1. Since it's a linear transformation between four-vectors, is it a change of coordinates in a tangent space?

2. Aren't the $(x,y,z,t)$ suppose to be the coordinates in spacetime? I always saw $x^\mu$ as being the $\mu$-th component of a coordinate map $x:U\subset\mathcal{M}\to\mathbb{R}^4$, $\mathcal{M}$ a manifold.

3. More generally, what is really the role of Lorentz transformation in curve spacetime? What does "reference frame" really means is this context?

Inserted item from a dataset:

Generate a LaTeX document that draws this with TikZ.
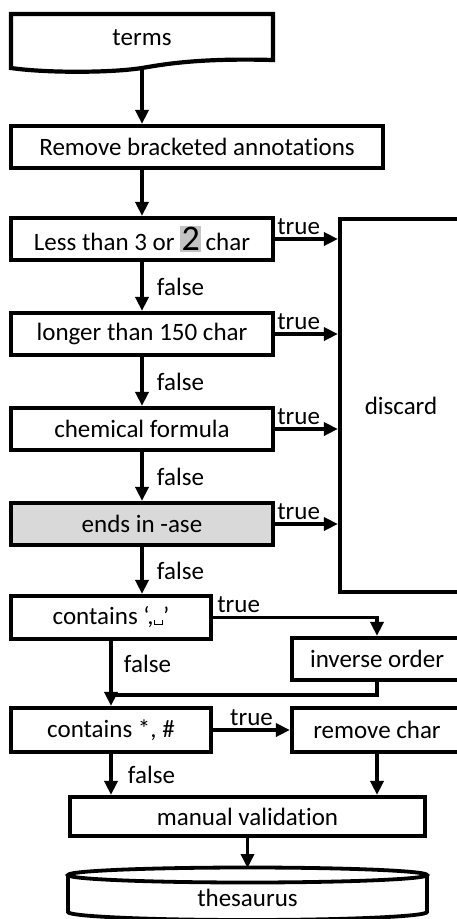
\documentclass[tikz,border=0pt]{standalone}
\usepackage{fontspec}
\setmainfont[Ligatures=NoCommon]{Carlito}
\usetikzlibrary{arrows.meta,calc}
\definecolor{hl}{HTML}{C4C4C4}
\definecolor{endsfill}{HTML}{D9D9D9}
\newcommand\myvspace{\hbox{\vrule width 1pt height 4.5pt\vrule width 7.5pt height 1pt\vrule width 1pt height 4.5pt}}
\begin{document}
\begin{tikzpicture}[x=1pt,y=-1pt,
  every node/.style={font=\fontsize{25}{29}\selectfont},
  box/.style={draw,line width=4.2pt,rectangle,minimum height=42pt,inner sep=0pt},
  arr/.style={line width=3.8pt,-{Triangle[length=14pt,width=13pt]}},
  ln/.style={line width=3.8pt},
  lbl/.style={inner sep=1pt}]
\useasboundingbox (0,0) rectangle (457,919);
\clip (0,0) rectangle (457,919);

% terms (document shape)
\draw[line width=4.2pt,line join=miter] (11,14) -- (273,14) -- (273,60)
  .. controls (200,58) and (165,64) .. (142,68)
  .. controls (110,73) and (45,73) .. (11,68) -- cycle;
\node (terms) at (142,38) {terms};
\coordinate (termsbot) at (142,68);

\node[box,minimum width=372pt] (remove) at (197,147) {Remove bracketed annotations};
\node[box,minimum width=262pt] (less) at (142,239)
  {Less than 3 or {\setlength{\fboxsep}{1.5pt}\colorbox{hl}{\fontsize{36}{36}\selectfont 2}}\,char};
\node[box,minimum width=262pt] (longer) at (142,334) {longer than 150 char};
\node[box,minimum width=262pt] (chem) at (142,429) {chemical formula};
\node[box,minimum width=262pt,fill=endsfill] (ends) at (142,524) {ends in -ase};
\node[box,minimum width=122pt,minimum height=373pt] (discard) at (401,405.5) {discard};

\node[box,minimum width=200pt,minimum height=43pt] (comma) at (111,617.5) {contains ‘,\myvspace’};
\node[box,minimum width=170pt] (inverse) at (377,659) {inverse order};
\node[box,minimum width=200pt,minimum height=44pt] (star) at (111,730) {contains *, \#};
\node[box,minimum width=170pt,minimum height=44pt] (rchar) at (377,730) {remove char};
\node[box,minimum width=355pt,minimum height=39pt] (manual) at (247.5,816.5) {manual validation};

% thesaurus cylinder
\draw[line width=3.8pt,fill=white] (68,875) -- (68,912) arc[start angle=180,end angle=360,x radius=179.5pt,y radius=8pt] -- (427,875);
\draw[line width=3.8pt] (247.5,875) ellipse [x radius=179.5pt,y radius=7.5pt];
\node (thes) at (247.5,898) {thesaurus};
\coordinate (thestop) at (247.5,868);

% main flow
\draw[arr] (termsbot) -- (remove.north -| termsbot);
\draw[arr] (remove.south -| less.north) -- (less.north);
\draw[arr] (less.south) -- node[lbl,right=12pt]{false} (longer.north);
\draw[arr] (longer.south) -- node[lbl,right=12pt]{false} (chem.north);
\draw[arr] (chem.south) -- node[lbl,right=12pt]{false} (ends.north);
\draw[arr] (ends.south) -- node[lbl,right=12pt]{false} (ends.south |- comma.north);

% true -> discard
\foreach \n in {less,longer,chem,ends}{
  \draw[arr] (\n.east) -- (\n.east -| discard.west);
  \node[lbl,anchor=south west] at ($(\n.east)+(1,-3)$) {true};
}

% comma branch
\draw[arr] (comma.east) -| (inverse.north);
\node[lbl,anchor=south west] at ($(comma.east)+(3,-4)$) {true};
\draw[arr] (comma.south) -- node[lbl,right=10pt,pos=0.35]{false} (star.north);
\coordinate (merge) at (111,695);
\draw[ln] (inverse.south) |- (merge);

% star branch
\draw[arr] (star.east) -- node[lbl,above=1pt]{true} (rchar.west);
\draw[arr] (star.south) -- node[lbl,right=14pt]{false} (star.south |- manual.north);
\draw[arr] (rchar.south) -- (rchar.south |- manual.north);

\draw[arr] (manual.south) -- (thestop);
\end{tikzpicture}
\end{document}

I would love to read about that but I didn't see anything in the classical GR references.

Answer 1

Lorentz transformation is a change of basis of tangent space. Tangent space is defined to mean a vector space associated with a point in spacetime. One should not confuse this with coordinates. Coordinates do not define vectors in general curved spacetimes. Thus we can apply Lorentz transformation to vectors, like momentum, but not to coordinates.

A reference frame consists of the reference matter, the apparatus, and the procedures, required to determine a spacetime coordinate system.

A coordinate system is a mapping from physical events to coordinates with the form $(x^0, x^1, x^2, x^3)$

Usually $(x^0, x^1, x^2, x^3) = (t, x, y, z)$where $t$ is the time of the event and $(x, y, z)$ describes the position of the event, or we may be using polar coordinates $(r,\theta, \phi)$, and we may also use more general coordinates.